Of the lines in the entries below, state how many hold the word "this". Say nothing else.

(Figure scripts)
----------

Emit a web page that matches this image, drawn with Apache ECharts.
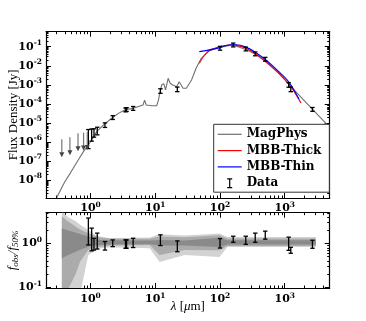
<!DOCTYPE html>
<html>
<head>
<meta charset="utf-8">
<script src="https://cdn.jsdelivr.net/npm/echarts@6/dist/echarts.min.js"></script>
<style>
  html, body { margin: 0; padding: 0; background: #fff; }
  #chart { width: 366px; height: 321px; }
</style>
</head>
<body>
<div id="chart"></div>
<script>
// wavelength in micron, flux density in Jy
const modelLambda = [0.302, 0.398, 0.484, 0.631, 0.776, 1.0, 1.245, 1.585, 2.12, 2.69, 3.39, 4.57, 6.46, 6.84, 7.24, 8.91, 10.5, 11.2, 11.7, 12.6, 13.2, 13.6, 14.4, 15.8, 17.0, 18.6, 21.4, 23.4, 26.9, 30.2, 36.3, 42.7, 51.3, 69.2, 97.7, 158, 251, 355, 513, 794, 1175, 2692, 5012];
const modelFlux = [1.26e-9, 7.9e-9, 2.24e-8, 1.0e-7, 3.09e-7, 1.02e-6, 3.47e-6, 7.9e-6, 1.74e-5, 3.16e-5, 4.8e-5, 5.9e-5, 8.7e-5, 1.58e-4, 8.7e-5, 7.9e-5, 7.9e-5, 1.58e-4, 3.55e-4, 1.0e-3, 1.2e-3, 1.12e-3, 5.4e-4, 2.19e-3, 1.2e-3, 9.8e-4, 7.9e-4, 1.45e-3, 6.6e-4, 6.6e-4, 1.78e-3, 7.4e-3, 2.45e-2, 6.2e-2, 9.3e-2, 0.123, 7.2e-2, 4.0e-2, 1.62e-2, 4.5e-3, 9.8e-4, 5.1e-5, 5.6e-6];

const thickLambda = [47.9, 57.5, 69.2, 97.7, 126, 158, 200, 251, 355, 513, 794, 1175, 1778];
const thickFlux = [1.35e-2, 3.55e-2, 6.5e-2, 0.1, 0.117, 0.123, 0.107, 8.3e-2, 4.3e-2, 1.62e-2, 4.2e-3, 1.05e-3, 1.12e-4];

const thinLambda = [47.9, 97.7, 141, 178, 251, 355, 513, 794, 1175, 1660];
const thinFlux = [5.5e-2, 8.7e-2, 0.126, 0.126, 9.5e-2, 5.0e-2, 2.0e-2, 5.2e-3, 1.32e-3, 1.78e-4];

const dataLambda = [0.925, 1.04, 1.13, 1.27, 1.67, 2.2, 3.47, 3.6, 4.55, 12, 21.9, 100, 160, 250, 350, 500, 1150, 1240, 2680];
const dataFlux = [1.41e-6, 2.29e-6, 2.95e-6, 3.72e-6, 7.6e-6, 1.9e-5, 4.8e-5, 5.0e-5, 5.75e-5, 4.7e-4, 5.75e-4, 8.3e-2, 0.123, 7.6e-2, 4.2e-2, 2.19e-2, 9.8e-4, 5.75e-4, 5.1e-5];
const dataErrDex = [0.5, 0.32, 0.22, 0.2, 0.12, 0.1, 0.1, 0.1, 0.1, 0.12, 0.12, 0.1, 0.1, 0.1, 0.1, 0.1, 0.12, 0.12, 0.1];

const limitLambda = [0.36, 0.48, 0.64, 0.78, 0.89];
const limitFlux = [1.38e-6, 1.74e-6, 2.82e-6, 3.09e-6, 3.31e-6];

// f_obs / f_50% error bars
const ratioLow = [0.93, 0.68, 0.71, 0.75, 0.71, 0.85, 0.78, 0.78, 0.81, 0.90, 0.65, 0.79, 1.07, 0.96, 1.07, 1.26, 0.70, 0.60, 0.78];
const ratioHigh = [3.83, 2.25, 1.32, 1.73, 1.11, 1.21, 1.21, 1.21, 1.32, 1.58, 1.15, 1.30, 1.47, 1.47, 1.73, 1.92, 1.40, 0.82, 1.19];

// percentile bands
const bandLambda = [0.36, 0.45, 0.58, 0.69, 0.92, 1.17, 1.4, 2.0, 8.2, 11.7, 28.4, 98, 130, 3020];
const outerLow = [0.05, 0.05, 0.05, 0.07, 0.54, 0.70, 0.78, 0.82, 0.78, 0.38, 0.55, 0.49, 0.83, 0.83];
const outerHigh = [5.5, 4.0, 3.27, 2.7, 2.06, 1.58, 1.45, 1.32, 1.38, 1.64, 1.53, 1.70, 1.42, 1.42];
const midLow = [0.05, 0.09, 0.19, 0.39, 0.71, 0.80, 0.85, 0.90, 0.93, 0.55, 0.71, 0.70, 0.88, 0.88];
const midHigh = [4.2, 3.2, 2.47, 2.1, 1.73, 1.5, 1.38, 1.30, 1.28, 1.45, 1.40, 1.55, 1.30, 1.30];
const innerLow = [0.46, 0.55, 0.64, 0.72, 0.85, 0.90, 0.93, 0.95, 0.96, 0.90, 0.90, 0.83, 0.95, 0.95];
const innerHigh = [2.25, 2.0, 1.8, 1.65, 1.45, 1.3, 1.21, 1.19, 1.17, 1.21, 1.17, 1.35, 1.19, 1.19];

const xTicks = [1, 10, 100, 1000];
const fluxTicks = [1e-1, 1e-2, 1e-3, 1e-4, 1e-5, 1e-6, 1e-7, 1e-8];
const ratioTicks = [0.1, 1];

const X_MIN = 0.205, X_MAX = 4950;
const F_MIN = 1.135e-9, F_MAX = 0.614;
const R_MIN = 0.0964, R_MAX = 5.07;

const serif = 'DejaVu Serif';
const roman = 'Liberation Serif';

function minorTicks(lo, hi, e0, e1) {
  const out = [];
  for (let e = e0; e <= e1; e++) {
    for (let m = 2; m <= 9; m++) {
      const v = m * Math.pow(10, e);
      if (v > lo && v < hi) out.push(v);
    }
  }
  return out;
}
const minorX = minorTicks(X_MIN, X_MAX, -1, 3);
const minorF = minorTicks(F_MIN, F_MAX, -9, -1);
const minorR = minorTicks(R_MIN, R_MAX, -2, 0);

const powLabel = {
  color: '#000',
  fontFamily: serif,
  fontWeight: 'bold',
  fontSize: 11,
  formatter: function (v) {
    const e = Math.round(Math.log10(v));
    return '{b|10}{s|' + e + '}';
  },
  rich: {
    b: { fontFamily: serif, fontWeight: 'bold', fontSize: 11, color: '#000' },
    s: { fontFamily: serif, fontWeight: 'bold', fontSize: 7.5, color: '#000', padding: [0, 0, 7, 0] }
  }
};

function axis(grid, position, min, max, ticks, len, labels, showLine, extra) {
  return Object.assign({
    type: 'log',
    logBase: 10,
    gridIndex: grid,
    position: position,
    min: min,
    max: max,
    axisLine: { show: showLine, lineStyle: { color: '#000', width: 1.2 } },
    axisTick: { show: true, inside: true, length: len, customValues: ticks, lineStyle: { color: '#000', width: 1 } },
    axisLabel: labels ? Object.assign({ customValues: labels, margin: 4 }, powLabel) : { show: false },
    splitLine: { show: false },
    minorTick: { show: false }
  }, extra || {});
}

const chart = echarts.init(document.getElementById('chart'));

function bandSeries(lo, hi, color) {
  return {
    type: 'custom',
    xAxisIndex: 4,
    yAxisIndex: 4,
    clip: true,
    silent: true,
    z: 1,
    data: [[1, 1]],
    renderItem: function (params, api) {
      const pts = [];
      for (let i = 0; i < bandLambda.length; i++) pts.push(api.coord([bandLambda[i], hi[i]]));
      for (let i = bandLambda.length - 1; i >= 0; i--) pts.push(api.coord([bandLambda[i], lo[i]]));
      return { type: 'polygon', shape: { points: pts }, style: { fill: color } };
    }
  };
}

function errorBarRender(params, api) {
  const p1 = api.coord([api.value(0), api.value(1)]);
  const p2 = api.coord([api.value(0), api.value(2)]);
  const c = 2.2;
  const st = { stroke: '#000', lineWidth: 1.3 };
  return {
    type: 'group',
    children: [
      { type: 'line', shape: { x1: p1[0], y1: p1[1], x2: p2[0], y2: p2[1] }, style: st },
      { type: 'line', shape: { x1: p1[0] - c, y1: p1[1], x2: p1[0] + c, y2: p1[1] }, style: st },
      { type: 'line', shape: { x1: p2[0] - c, y1: p2[1], x2: p2[0] + c, y2: p2[1] }, style: st }
    ]
  };
}

const fluxBars = dataLambda.map((l, i) => [l, dataFlux[i] / Math.pow(10, dataErrDex[i]), dataFlux[i] * Math.pow(10, dataErrDex[i])]);
const ratioBars = dataLambda.map((l, i) => [l, ratioLow[i], ratioHigh[i]]);

const lineIcon = 'path://M0,0h24v1.2h-24z';

const option = {
  backgroundColor: '#fff',
  animation: false,
  grid: [
    { left: 46, top: 31.7, width: 283.7, height: 166.3, outerBoundsMode: 'none' },
    { left: 46, top: 212.7, width: 283.7, height: 75.3, outerBoundsMode: 'none' }
  ],
  legend: {
    left: 213.7,
    top: 124.3,
    orient: 'vertical',
    backgroundColor: '#fff',
    borderColor: '#333',
    borderWidth: 1,
    borderRadius: 0,
    padding: [3, 8, 2, 4],
    itemWidth: 24,
    itemHeight: 10,
    itemGap: 2.3,
    selectedMode: false,
    symbolKeepAspect: true,
    textStyle: { fontFamily: serif, fontWeight: 'bold', fontSize: 12, color: '#000', lineHeight: 14 },
    data: [
      { name: 'MagPhys', icon: lineIcon },
      { name: 'MBB-Thick', icon: lineIcon },
      { name: 'MBB-Thin', icon: lineIcon },
      { name: 'Data', icon: 'path://M0,0h5v1.2h-5z M1.9,1.2h1.2v7.6h-1.2z M0,8.8h5v1.2h-5z', itemStyle: { color: '#000' } }
    ]
  },
  xAxis: [
    axis(0, 'bottom', X_MIN, X_MAX, xTicks, 5, xTicks, true, { axisLabel: Object.assign({ customValues: xTicks, margin: 3 }, powLabel) }),
    axis(0, 'bottom', X_MIN, X_MAX, minorX, 2.5, null, false),
    axis(0, 'top', X_MIN, X_MAX, xTicks, 5, null, true),
    axis(0, 'top', X_MIN, X_MAX, minorX, 2.5, null, false),
    axis(1, 'bottom', X_MIN, X_MAX, xTicks, 5, xTicks, true, {
      axisLabel: Object.assign({ customValues: xTicks, margin: 4 }, powLabel),
      name: '{i|λ} [{i|μ}m]',
      nameLocation: 'middle',
      nameGap: 12,
      nameMoveOverlap: false,
      nameTextStyle: {
        fontFamily: roman, fontSize: 13, color: '#000',
        rich: { i: { fontFamily: roman, fontStyle: 'italic', fontSize: 13, color: '#000' } }
      }
    }),
    axis(1, 'bottom', X_MIN, X_MAX, minorX, 2.5, null, false),
    axis(1, 'top', X_MIN, X_MAX, xTicks, 5, null, true),
    axis(1, 'top', X_MIN, X_MAX, minorX, 2.5, null, false)
  ],
  yAxis: [
    axis(0, 'left', F_MIN, F_MAX, fluxTicks, 5, fluxTicks, true, {
      name: 'Flux Density [Jy]',
      nameLocation: 'middle',
      nameGap: 26,
      nameRotate: 90,
      nameMoveOverlap: false,
      nameTextStyle: { fontFamily: roman, fontSize: 13, color: '#000' }
    }),
    axis(0, 'left', F_MIN, F_MAX, minorF, 2.5, null, false),
    axis(0, 'right', F_MIN, F_MAX, fluxTicks, 5, null, true),
    axis(0, 'right', F_MIN, F_MAX, minorF, 2.5, null, false),
    axis(1, 'left', R_MIN, R_MAX, ratioTicks, 5, ratioTicks, true, {
      name: '{f|f}{s|obs}{f|/f}{s|50%}',
      nameLocation: 'middle',
      nameGap: 26,
      nameRotate: 90,
      nameMoveOverlap: false,
      nameTextStyle: {
        fontFamily: roman, fontSize: 13, color: '#000',
        rich: {
          f: { fontFamily: roman, fontStyle: 'italic', fontSize: 13, color: '#000' },
          s: { fontFamily: roman, fontStyle: 'italic', fontSize: 9, color: '#000', padding: [5, 0, 0, 0] }
        }
      }
    }),
    axis(1, 'left', R_MIN, R_MAX, minorR, 2.5, null, false),
    axis(1, 'right', R_MIN, R_MAX, ratioTicks, 5, null, true),
    axis(1, 'right', R_MIN, R_MAX, minorR, 2.5, null, false)
  ],
  series: [
    {
      name: 'MagPhys',
      type: 'line',
      xAxisIndex: 0,
      yAxisIndex: 0,
      symbol: 'none',
      lineStyle: { color: '#707070', width: 1.1 },
      itemStyle: { color: '#707070' },
      data: modelLambda.map((l, i) => [l, modelFlux[i]]),
      z: 3
    },
    {
      name: 'MBB-Thick',
      type: 'line',
      xAxisIndex: 0,
      yAxisIndex: 0,
      symbol: 'none',
      smooth: 0.3,
      lineStyle: { color: '#ff0000', width: 1.1 },
      itemStyle: { color: '#ff0000' },
      data: thickLambda.map((l, i) => [l, thickFlux[i]]),
      z: 4
    },
    {
      name: 'MBB-Thin',
      type: 'line',
      xAxisIndex: 0,
      yAxisIndex: 0,
      symbol: 'none',
      smooth: 0.3,
      lineStyle: { color: '#0000ff', width: 1.1 },
      itemStyle: { color: '#0000ff' },
      data: thinLambda.map((l, i) => [l, thinFlux[i]]),
      z: 5
    },
    {
      name: 'Data',
      type: 'custom',
      xAxisIndex: 0,
      yAxisIndex: 0,
      itemStyle: { color: '#000' },
      encode: { x: 0, y: [1, 2] },
      data: fluxBars,
      renderItem: errorBarRender,
      z: 6
    },
    {
      name: 'upper limits',
      type: 'custom',
      xAxisIndex: 0,
      yAxisIndex: 0,
      encode: { x: 0, y: 1 },
      data: limitLambda.map((l, i) => [l, limitFlux[i]]),
      renderItem: function (params, api) {
        const p = api.coord([api.value(0), api.value(1)]);
        const len = 18;
        return {
          type: 'group',
          children: [
            { type: 'line', shape: { x1: p[0], y1: p[1], x2: p[0], y2: p[1] + len - 3 }, style: { stroke: '#777', lineWidth: 1.2 } },
            { type: 'polygon', shape: { points: [[p[0] - 2.5, p[1] + len - 5], [p[0] + 2.5, p[1] + len - 5], [p[0], p[1] + len]] }, style: { fill: '#444' } }
          ]
        };
      },
      z: 6
    },
    bandSeries(outerLow, outerHigh, '#d2d2d2'),
    bandSeries(midLow, midHigh, '#ababab'),
    bandSeries(innerLow, innerHigh, '#8a8a8a'),
    {
      name: 'ratio',
      type: 'custom',
      xAxisIndex: 4,
      yAxisIndex: 4,
      encode: { x: 0, y: [1, 2] },
      data: ratioBars,
      renderItem: errorBarRender,
      z: 6
    }
  ]
};

chart.setOption(option);
</script>
</body>
</html>
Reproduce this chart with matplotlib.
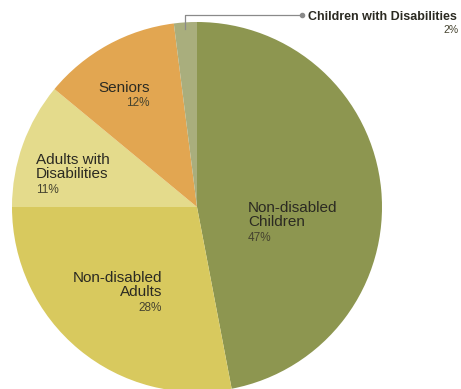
import matplotlib.pyplot as plt

# slices, clockwise from 12 o'clock
labels = ["Non-disabled\nChildren", "Non-disabled\nAdults", "Adults with\nDisabilities",
          "Seniors", "Children with Disabilities"]
shares = [47, 28, 11, 12, 2]
colors = ["#8d9650", "#d8c95e", "#e4db8c", "#e2a651", "#a9ae7d"]

W, H = 461, 389
fig = plt.figure(figsize=(W / 100, H / 100), dpi=100)
ax = fig.add_axes([0, 0, 1, 1])

# y axis points down, so counterclock in data space runs clockwise on screen
ax.pie(shares, colors=colors, startangle=-90, counterclock=True,
       center=(197, 207), radius=185, frame=True,
       wedgeprops=dict(linewidth=0))
ax.set_xlim(0, W)
ax.set_ylim(H, 0)
ax.set_aspect("equal")
ax.axis("off")

font = "Liberation Sans"
txt = "#2b2a22"
pct = "#45432f"

def label(x, y, name, share, ha):
    ax.text(x, y, name, ha=ha, va="top", fontsize=11, color=txt,
            family=font, linespacing=1.0)
    n = name.count("\n") + 1
    ax.text(x, y + 15.5 * n, f"{share}%", ha=ha, va="top", fontsize=8.5,
            color=pct, family=font)

label(248, 201, labels[0], shares[0], "left")
label(162, 271, labels[1], shares[1], "right")
label(36, 153, labels[2], shares[2], "left")
label(150, 81, labels[3], shares[3], "right")

# leader for the small slice
ax.plot([185, 185, 302], [29, 15, 15], color="#8a8a8a", lw=0.9)
ax.plot([302], [15], "o", color="#8a8a8a", ms=3)
ax.text(308, 17, labels[4], ha="left", va="center", fontsize=9, color=txt,
        family=font, fontweight="bold")
ax.text(459, 30, f"{shares[4]}%", ha="right", va="center", fontsize=7.5,
        color=pct, family=font)

fig.savefig("out.png", dpi=100)
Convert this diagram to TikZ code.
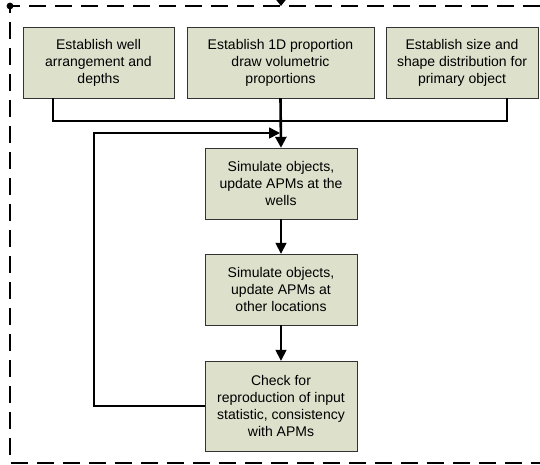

----------

__THE SOLUTION__
3